__Challenge__
Take the lines from the one with "Rebuild this diagram" through the one with "minimum height=66pt] (alimentacion)", both ends kept, and reproduce them exactly without the pictures.

__Supplied records__
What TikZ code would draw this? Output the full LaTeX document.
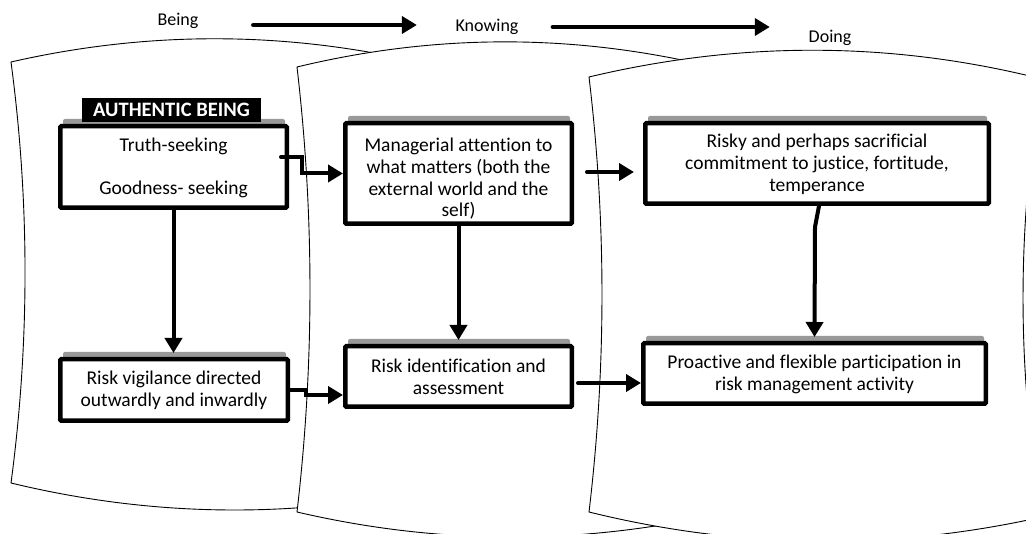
\documentclass[tikz,border=0pt]{standalone}
\usepackage{fontspec}
\setmainfont{Carlito}[Ligatures=NoCommon]
\usetikzlibrary{arrows.meta,calc}
\pgfdeclarelayer{bg}
\pgfdeclarelayer{mid}
\pgfsetlayers{bg,mid,main}
\tikzset{
  panel/.style={draw=black, line width=0.9pt, fill=white},
  box/.style={draw=black, line width=4.5pt, fill=white, inner sep=0pt, rounded corners=1pt},
  strip/.style={fill=black!40, rounded corners=2pt},
  conn/.style={line width=4pt, line cap=round, -{Triangle[length=15pt,width=17pt]}},
  lbl/.style={font=\fontsize{18}{21}\selectfont, inner sep=0pt},
  tag/.style={fill=black, text=white, inner sep=0pt, minimum width=179pt, minimum height=24pt,
    font=\fontsize{20.5}{24}\selectfont\bfseries},
}
\newcommand\boxtext[4]{\parbox[c][#2][t]{#1}{\centering\fontsize{19.5}{21.8}\selectfont\rule{0pt}{#3}#4\par}}
\begin{document}
\begin{tikzpicture}[x=1pt,y=-1pt]
\useasboundingbox (0,0) rectangle (1026,534);
% panels
\begin{pgfonlayer}{bg}
\clip (0,0) rectangle (1026,534);
\draw[panel] (11,62) .. controls (160,28) and (309,31.3) .. (458,72)
  .. controls (439.3,209) and (439.3,346) .. (458,483)
  .. controls (309,519) and (160,519) .. (11,483)
  .. controls (29.7,342.7) and (29.7,202.3) .. cycle;
\draw[panel] (297,67) .. controls (446,31) and (595,33.7) .. (744,75)
  .. controls (725.3,219.3) and (725.3,363.7) .. (744,508)
  .. controls (595,545.3) and (446,546.7) .. (297,512)
  .. controls (314.3,363.7) and (314.3,215.3) .. cycle;
\draw[panel] (589,77) .. controls (740,41) and (891,41) .. (1042,79)
  .. controls (1016.7,225) and (1016.7,371) .. (1042,517)
  .. controls (891,550.7) and (740,549.3) .. (589,512)
  .. controls (606.3,367) and (606.3,222) .. cycle;
\end{pgfonlayer}
% top labels
\node[lbl] (being) at (178,21) {Being};
\node[lbl] (knowing) at (487,27) {Knowing};
\node[lbl] (doing) at (830,38) {Doing};
% boxes
\node[box] (b1) at (173.5,167) {\boxtext{226.5pt}{81.5pt}{25.25pt}{Truth-seeking\\[21.2pt]Goodness- seeking}};
\node[box] (b2) at (458.5,173.5) {\boxtext{226.5pt}{100.5pt}{28.25pt}{Managerial attention to\\what matters (both the\\external world and the\\self)}};
\node[box] (b3) at (817,163.5) {\boxtext{343.5pt}{80.5pt}{24.25pt}{Risky and perhaps sacrificial\\commitment to justice, fortitude,\\temperance}};
\node[box] (b4) at (174,390) {\boxtext{227.5pt}{61.5pt}{25.25pt}{Risk vigilance directed\\outwardly and inwardly}};
\node[box] (b5) at (458.5,376.5) {\boxtext{226.5pt}{60.5pt}{26.25pt}{Risk identification and\\assessment}};
\node[box] (b6) at (814.5,373.5) {\boxtext{342.5pt}{60.5pt}{25.25pt}{Proactive and flexible participation in\\risk management activity}};
% grey strips above boxes
\begin{pgfonlayer}{mid}
\foreach \b in {b1,b2,b3,b4,b5,b6}{
  \fill[strip] ($(\b.north west)+(5,-5)$) rectangle ($(\b.north east)+(-4,3)$);
}
\end{pgfonlayer}
\node[tag] (ab) at (171.5,110) {AUTHENTIC BEING};
% connectors
\coordinate (a1) at ($(being.east)+(54.5,4)$);
\draw[conn] (a1) -- ($(knowing.west |- a1)+(-38.5,0)$);
\coordinate (a2) at ($(knowing.east)+(34,0)$);
\draw[conn] (a2) -- ($(doing.west |- a2)+(-38.7,0)$);
\draw[conn] ($(b1.east)+(-8,-10)$) -- ++(21,0) |- (b2.west);
\draw[conn] (b1.south) -- ($(b1.south |- b4.north)+(0,-4)$);
\draw[conn] (b2.south) -- ($(b5.north)+(0,-4)$);
\coordinate (c4) at ($(b2.east)+(13,-1.5)$);
\draw[conn] (c4) -- ($(b3.west |- c4)+(-9,0)$);
\draw[conn] ($(b3.south)+(2,0)$) -- ($(b3.south)+(-2,21)$) -- ($(b6.north)+(0,-4)$);
\draw[conn] (b4.east) -- ++(16,0) |- ($(b5.west)+(0,18.5)$);
\draw[conn] ($(b5.east)+(4,6.5)$) -- ($(b6.west)+(0,9.5)$);
\end{tikzpicture}
\end{document}
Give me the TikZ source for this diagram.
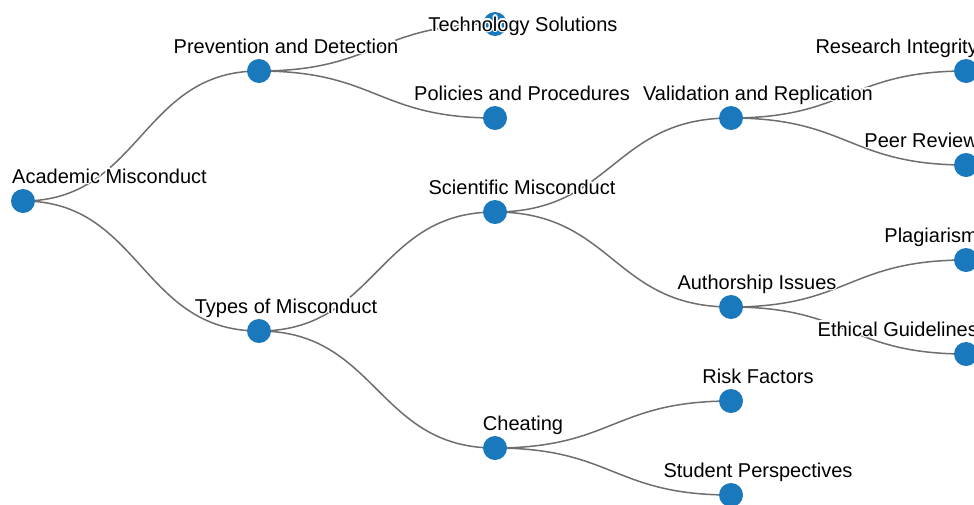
\documentclass[tikz,border=0pt]{standalone}
\usepackage{fontspec}
\setmainfont{Liberation Sans}
\usepackage{contour}
\contourlength{1.4pt}
\usetikzlibrary{calc,backgrounds}
\definecolor{cnode}{HTML}{1A79BD}
\definecolor{cedge}{HTML}{6E6E6E}
\tikzset{
  dot/.style={circle, fill=cnode, draw=none, minimum size=24pt, inner sep=0pt},
  lbl/.style={anchor=base, inner sep=0pt, font=\fontsize{20}{24}\selectfont},
  edge/.style={draw=cedge, line width=1.5pt}
}
% horizontal tree link: control points half way between the two nodes
\newcommand{\link}[2]{%
  \path (#1.center) -- coordinate[midway] (m#1#2) (#2.center);
  \draw[edge] (#1.center) .. controls (#1.center -| m#1#2) and (#2.center -| m#1#2) .. (#2.center);}
\newcommand{\txt}[1]{\contour{white}{#1}}

\begin{document}
\begin{tikzpicture}[x=1pt,y=-1pt]
\useasboundingbox (0,0) rectangle (974,504);
\clip (0,0) rectangle (974,504);

% depth 0
\node[dot] (acad) at (23,201) {};
% depth 1
\node[dot] (prev) at (259,71) {};
\node[dot] (types) at (259,331) {};
% depth 2
\node[dot] (tech) at (495,24) {};
\node[dot] (poli) at (495,118) {};
\node[dot] (sci) at (495,212) {};
\node[dot] (cheat) at (495,448) {};
% depth 3
\node[dot] (valid) at (731,118) {};
\node[dot] (auth) at (731,307) {};
\node[dot] (risk) at (731,401) {};
\node[dot] (stud) at (731,495) {};
% depth 4
\node[dot] (resint) at (966,71) {};
\node[dot] (peer) at (966,165) {};
\node[dot] (plag) at (966,260) {};
\node[dot] (ethic) at (966,354) {};

\begin{scope}[on background layer]
\link{acad}{prev}
\link{acad}{types}
\link{prev}{tech}
\link{prev}{poli}
\link{types}{sci}
\link{types}{cheat}
\link{sci}{valid}
\link{sci}{auth}
\link{cheat}{risk}
\link{cheat}{stud}
\link{valid}{resint}
\link{valid}{peer}
\link{auth}{plag}
\link{auth}{ethic}
\end{scope}

% labels
\node[lbl, anchor=base west] (tacad) at (12,183) {\txt{Academic Misconduct}};
\node[lbl] (tprev) at (286,53) {\txt{Prevention and Detection}};
\node[lbl] (ttypes) at (286,313) {\txt{Types of Misconduct}};
\node[lbl] (ttech) at (523,31) {\txt{Technology Solutions}};
\node[lbl] (tpoli) at (522,100) {\txt{Policies and Procedures}};
\node[lbl] (tsci) at (522,194) {\txt{Scientific Misconduct}};
\node[lbl] (tcheat) at (523,430) {\txt{Cheating}};
\node[lbl] (tvalid) at (758,100) {\txt{Validation and Replication}};
\node[lbl] (tauth) at (757,289) {\txt{Authorship Issues}};
\node[lbl] (trisk) at (758,383) {\txt{Risk Factors}};
\node[lbl] (tstud) at (758,477) {\txt{Student Perspectives}};
\node[lbl, anchor=base east] (tresint) at (978,53) {\txt{Research Integrity}};
\node[lbl, anchor=base east] (tpeer) at (978,147) {\txt{Peer Review}};
\node[lbl, anchor=base east] (tplag) at (978,242) {\txt{Plagiarism}};
\node[lbl, anchor=base east] (tethic) at (978,336) {\txt{Ethical Guidelines}};

\end{tikzpicture}
\end{document}
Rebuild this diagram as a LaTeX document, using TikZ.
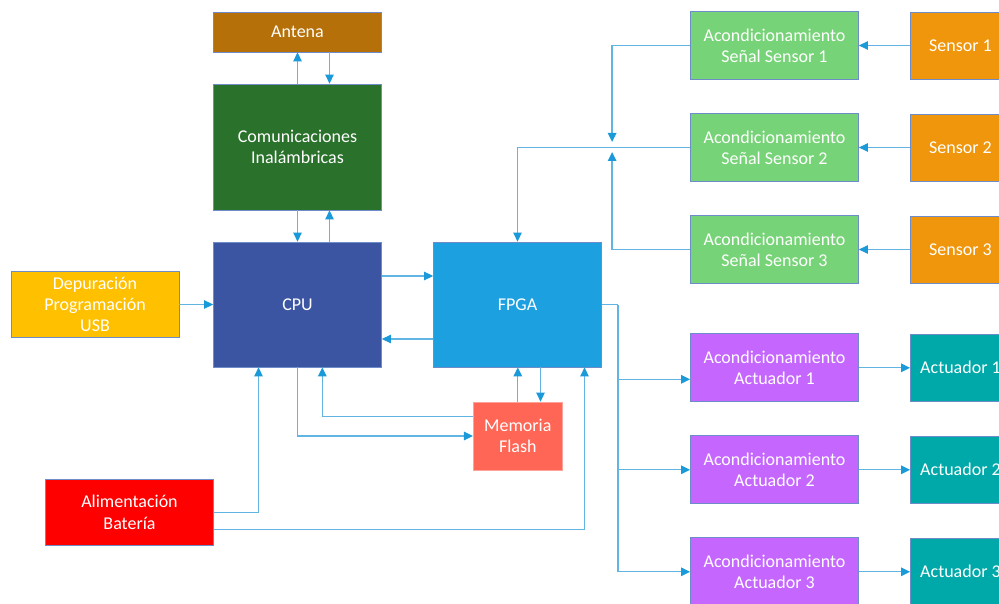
\documentclass[tikz,border=0pt]{standalone}
\usepackage{fontspec}
\setmainfont{Carlito}
\usetikzlibrary{arrows.meta,calc}

\definecolor{cAntena}{HTML}{B5700A}
\definecolor{cComunic}{HTML}{2A722B}
\definecolor{cCPU}{HTML}{3B55A3}
\definecolor{cDepur}{HTML}{FFC000}
\definecolor{cAlim}{HTML}{FF0000}
\definecolor{cFPGA}{HTML}{1CA0E0}
\definecolor{cMemoria}{HTML}{FF6655}
\definecolor{cAcondS}{HTML}{77D377}
\definecolor{cSensor}{HTML}{F0960C}
\definecolor{cAcondA}{HTML}{C566FF}
\definecolor{cActuador}{HTML}{00A9A9}
\definecolor{cLinea}{HTML}{62B4E3}
\definecolor{cPunta}{HTML}{1B9AD9}
\definecolor{cBorde}{HTML}{6D8CC8}

\begin{document}
\begin{tikzpicture}[x=1pt, y=-1pt,
    % Define styles
    block/.style={rectangle, draw=cBorde, line width=0.8pt, text=white, align=center, inner sep=0pt, font=\fontsize{18}{21.3}\selectfont},
    ancho/.style={block, minimum width=168pt, minimum height=68pt},
    externo/.style={block, minimum width=100pt, minimum height=67pt},
    conexion/.style={draw=cLinea, line width=1.3pt},
    flecha/.style={conexion, -{Triangle[length=9pt, width=8.5pt, color=cPunta]}}
]

\useasboundingbox (0,0) rectangle (999,604);

% CPU and communications
\node[block, fill=cAntena, minimum width=168pt, minimum height=40pt] (antena) at (297.5, 32) {Antena};
\node[block, fill=cComunic, minimum width=168pt, minimum height=126pt] (comunicaciones) at (297.5, 147) {Comunicaciones\\Inalámbricas};
\node[block, fill=cCPU, minimum width=168pt, minimum height=125pt] (cpu) at (297.5, 304.5) {CPU};
\node[block, fill=cDepur, minimum width=168pt, minimum height=66pt] (depuracion) at (95, 304.5) {Depuración\\Programación\\USB};
\node[block, fill=cAlim, minimum width=168pt, minimum height=66pt] (alimentacion) at (129.5, 512.3) {Alimentación\\Batería};

% FPGA and memory
\node[block, fill=cFPGA, minimum width=168pt, minimum height=125pt] (fpga) at (517.5, 304.5) {FPGA};
\node[block, fill=cMemoria, draw=cMemoria!60!white, minimum width=89pt, minimum height=68pt] (memoria) at (517.8, 436) {Memoria\\Flash};

% Sensors
\node[ancho, fill=cAcondS] (acond_s1) at (774.5, 45.5) {Acondicionamiento\\Señal Sensor 1};
\node[ancho, fill=cAcondS] (acond_s2) at (774.5, 147.5) {Acondicionamiento\\Señal Sensor 2};
\node[ancho, fill=cAcondS] (acond_s3) at (774.5, 249.5) {Acondicionamiento\\Señal Sensor 3};

\node[externo, fill=cSensor] (sensor1) at (960.5, 45.5) {Sensor 1};
\node[externo, fill=cSensor] (sensor2) at (960.5, 147.5) {Sensor 2};
\node[externo, fill=cSensor] (sensor3) at (960.5, 249.5) {Sensor 3};

% Actuators
\node[ancho, fill=cAcondA] (acond_a1) at (774.5, 367.8) {Acondicionamiento\\Actuador 1};
\node[ancho, fill=cAcondA] (acond_a2) at (774.5, 469.8) {Acondicionamiento\\Actuador 2};
\node[ancho, fill=cAcondA] (acond_a3) at (774.5, 571.8) {Acondicionamiento\\Actuador 3};

\node[externo, fill=cActuador] (actuador1) at (960.5, 367.8) {Actuador 1};
\node[externo, fill=cActuador] (actuador2) at (960.5, 469.8) {Actuador 2};
\node[externo, fill=cActuador] (actuador3) at (960.5, 571.8) {Actuador 3};

% Antena - comunicaciones - CPU
\draw[flecha] (comunicaciones.north) -- (antena.south);
\draw[flecha] ($(antena.south)+(32,0)$) -- ($(comunicaciones.north)+(32,0)$);
\draw[flecha] (comunicaciones.south) -- (cpu.north);
\draw[flecha] ($(cpu.north)+(32,0)$) -- ($(comunicaciones.south)+(32,0)$);

% CPU - FPGA
\draw[flecha] ($(cpu.east)+(0,-28.5)$) -- ($(fpga.west)+(0,-28.5)$);
\draw[flecha] ($(fpga.west)+(0,34.5)$) -- ($(cpu.east)+(0,34.5)$);
\draw[flecha] (depuracion.east) -- (cpu.west);

% Power supply
\draw[flecha] (alimentacion.east) -| ($(cpu.south)+(-39,0)$);
\draw[flecha] ($(alimentacion.east)+(0,17)$) -| ($(fpga.south)+(67,0)$);

% Memory
\draw[flecha] (cpu.south) |- (memoria.west);
\draw[flecha] ($(memoria.west)+(0,-19.3)$) -| ($(cpu.south)+(24.8,0)$);
\draw[flecha] (memoria.north) -- (memoria.north |- fpga.south);
\draw[flecha] ($(fpga.south)+(23,0)$) -- ($(memoria.north)+(22.7,0)$);

% Sensor inputs
\coordinate (union) at ($(acond_s2.west)+(-78,0)$);
\draw[flecha] (acond_s2.west) -| (fpga.north);
\draw[flecha] (acond_s1.west) -| ($(union)+(0,-5.5)$);
\draw[flecha] (acond_s3.west) -| ($(union)+(0,4.5)$);
\draw[flecha] (sensor1.west) -- (acond_s1.east);
\draw[flecha] (sensor2.west) -- (acond_s2.east);
\draw[flecha] (sensor3.west) -- (acond_s3.east);

% Actuator outputs
\coordinate (bus) at ($(fpga.east)+(16.2,0)$);
\draw[conexion] (fpga.east) -- (bus);
\draw[flecha] (bus) |- ($(acond_a1.west)+(0,11.5)$);
\draw[flecha] (bus) |- (acond_a2.west);
\draw[flecha] (bus) |- (acond_a3.west);
\draw[flecha] (acond_a1.east) -- (actuador1.west);
\draw[flecha] (acond_a2.east) -- (actuador2.west);
\draw[flecha] (acond_a3.east) -- (actuador3.west);

\end{tikzpicture}
\end{document}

__Response to the exercise__
Rebuild this diagram as a LaTeX document, using TikZ.
\documentclass[tikz,border=0pt]{standalone}
\usepackage{fontspec}
\setmainfont{Carlito}
\usetikzlibrary{arrows.meta,calc}

\definecolor{cAntena}{HTML}{B5700A}
\definecolor{cComunic}{HTML}{2A722B}
\definecolor{cCPU}{HTML}{3B55A3}
\definecolor{cDepur}{HTML}{FFC000}
\definecolor{cAlim}{HTML}{FF0000}
\definecolor{cFPGA}{HTML}{1CA0E0}
\definecolor{cMemoria}{HTML}{FF6655}
\definecolor{cAcondS}{HTML}{77D377}
\definecolor{cSensor}{HTML}{F0960C}
\definecolor{cAcondA}{HTML}{C566FF}
\definecolor{cActuador}{HTML}{00A9A9}
\definecolor{cLinea}{HTML}{62B4E3}
\definecolor{cPunta}{HTML}{1B9AD9}
\definecolor{cBorde}{HTML}{6D8CC8}

\begin{document}
\begin{tikzpicture}[x=1pt, y=-1pt,
    % Define styles
    block/.style={rectangle, draw=cBorde, line width=0.8pt, text=white, align=center, inner sep=0pt, font=\fontsize{18}{21.3}\selectfont},
    ancho/.style={block, minimum width=168pt, minimum height=68pt},
    externo/.style={block, minimum width=100pt, minimum height=67pt},
    conexion/.style={draw=cLinea, line width=1.3pt},
    flecha/.style={conexion, -{Triangle[length=9pt, width=8.5pt, color=cPunta]}}
]

\useasboundingbox (0,0) rectangle (999,604);

% CPU and communications
\node[block, fill=cAntena, minimum width=168pt, minimum height=40pt] (antena) at (297.5, 32) {Antena};
\node[block, fill=cComunic, minimum width=168pt, minimum height=126pt] (comunicaciones) at (297.5, 147) {Comunicaciones\\Inalámbricas};
\node[block, fill=cCPU, minimum width=168pt, minimum height=125pt] (cpu) at (297.5, 304.5) {CPU};
\node[block, fill=cDepur, minimum width=168pt, minimum height=66pt] (depuracion) at (95, 304.5) {Depuración\\Programación\\USB};
\node[block, fill=cAlim, minimum width=168pt, minimum height=66pt] (alimentacion) at (129.5, 512.3) {Alimentación\\Batería};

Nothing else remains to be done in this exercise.